Hrudayam Ekkadunnadi  () is a 2014 Indian Telugu-language romantic drama film directed by Vi Anand and starring Krishna Madhav, Anusha and Samskruthy Shenoy. The title of the film is based on a song from Ghajini (2005).

Cast 
Krishna Madhav as Madhav 
Anusha as Divya
Samskruthy Shenoy as Nitya
Dhanraj

Production 
This marks the directorial debut of Vi Anand, an assistant of A. R. Murugadoss. Krishna Madhav, a relative of Jay Galla, makes his acting debut with this film. He worked as an assistant director for Khaleja (2010) and Dookudu (2011). Samskruthy Shenoy also made her debut with this film although Black Butterfly (2013) released first.

Soundtrack 
The music for the film was composed by Vishal Chandrasekhar and was well received.

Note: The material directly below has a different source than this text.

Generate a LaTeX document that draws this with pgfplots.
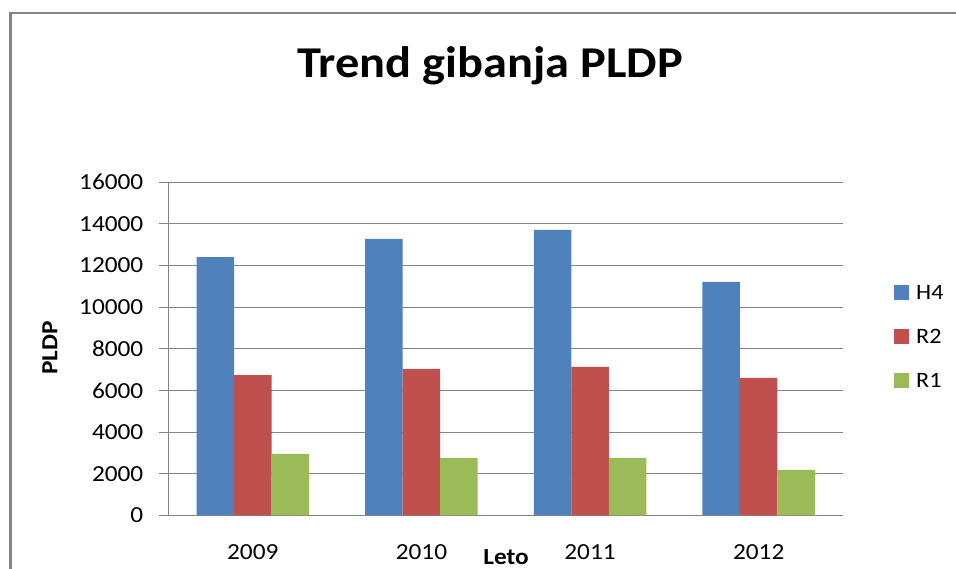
\documentclass[border=0pt]{standalone}
\usepackage{fontspec}
\setmainfont{Carlito}[FakeStretch=1.1]
\usepackage{pgfplots}
\pgfplotsset{compat=1.18}
\definecolor{cH}{HTML}{4F81BD}
\definecolor{cR}{HTML}{C0504D}
\definecolor{cG}{HTML}{9BBB59}
\definecolor{gridc}{HTML}{868686}
\begin{document}
\begin{tikzpicture}[x=1pt,y=1pt]
\useasboundingbox (0,0) rectangle (956,569);
\draw[gridc, line width=2.5pt] (10.5,-5) -- (10.5,556) -- (962,556);
\node[anchor=base, font=\fontsize{44}{50}\selectfont\bfseries, inner sep=0pt] at (490,491) {Trend gibanja PLDP};
\node[anchor=base, font=\fontsize{23}{26}\selectfont\bfseries, inner sep=0pt] at (506,4) {Leto};
\node[rotate=90, anchor=center, font=\fontsize{23}{26}\selectfont\bfseries, inner sep=0pt] at (50,221) {PLDP};
\draw[gridc, line width=1pt] (159,53.7) -- (168.5,53.7);
\begin{axis}[
  at={(168.5pt,53.7pt)}, anchor=south west,
  scale only axis, width=674.5pt, height=333pt,
  ybar=0pt, bar width=37.5pt,
  xmin=-0.5, xmax=3.5, ymin=0, ymax=16000,
  xtick={0,1,2,3}, xticklabels={2009,2010,2011,2012},
  ytick={0,2000,...,16000},
  scaled y ticks=false,
  ymajorgrids, grid style={gridc, line width=1pt},
  axis x line*=bottom, axis y line*=left,
  axis line style={gridc, line width=1pt, -},
  x axis line style={-}, y axis line style={-},
  xtick style={draw=none},
  ytick style={gridc, line width=1pt},
  tick align=outside, major tick length=9pt,
  /pgf/number format/assume math mode=true,
  /pgf/number format/1000 sep={},
  ticklabel style={font=\fontsize{23}{26}\selectfont, inner sep=0pt},
  yticklabel style={anchor=east, xshift=-16pt},
  xticklabel style={anchor=north, yshift=-20pt},
  legend style={draw=none, fill=none, at={(1.0756,0.535)}, anchor=west,
    font=\fontsize{22}{26}\selectfont, row sep=28pt, column sep=7pt,
    inner sep=0pt, nodes={inner sep=0pt}},
  legend cell align=left,
]
\addplot[fill=cH, draw=none, legend image code/.code={\fill[cH] (0pt,-7pt) rectangle (15pt,8pt);}] coordinates {(0,12400) (1,13280) (2,13710) (3,11210)};
\addplot[fill=cR, draw=none, legend image code/.code={\fill[cR] (0pt,-7pt) rectangle (15pt,8pt);}] coordinates {(0,6740) (1,7030) (2,7130) (3,6600)};
\addplot[fill=cG, draw=none, legend image code/.code={\fill[cG] (0pt,-7pt) rectangle (15pt,8pt);}] coordinates {(0,2950) (1,2750) (2,2750) (3,2180)};
\legend{H4,R2,R1}
\end{axis}
\end{tikzpicture}
\end{document}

A critic rated the film's soundtrack three out of five.
"Shajahan Tajaina" - Ranjith
"Gayathri" -  Vijay Prakash
"Manasu Ante Inthena" 
"Edo Edo Chilipikala" 
"Aey Chittamma"

Reception 
A critic from The Times of India wrote that "As a subject, the film has hardly shown that it can interest an audience. The pace of the movie is also painfully slow". A critic from 123telugu wrote that "Hrudayam Ekkadunnadhi is the kind of film any newcomer would like to forget about".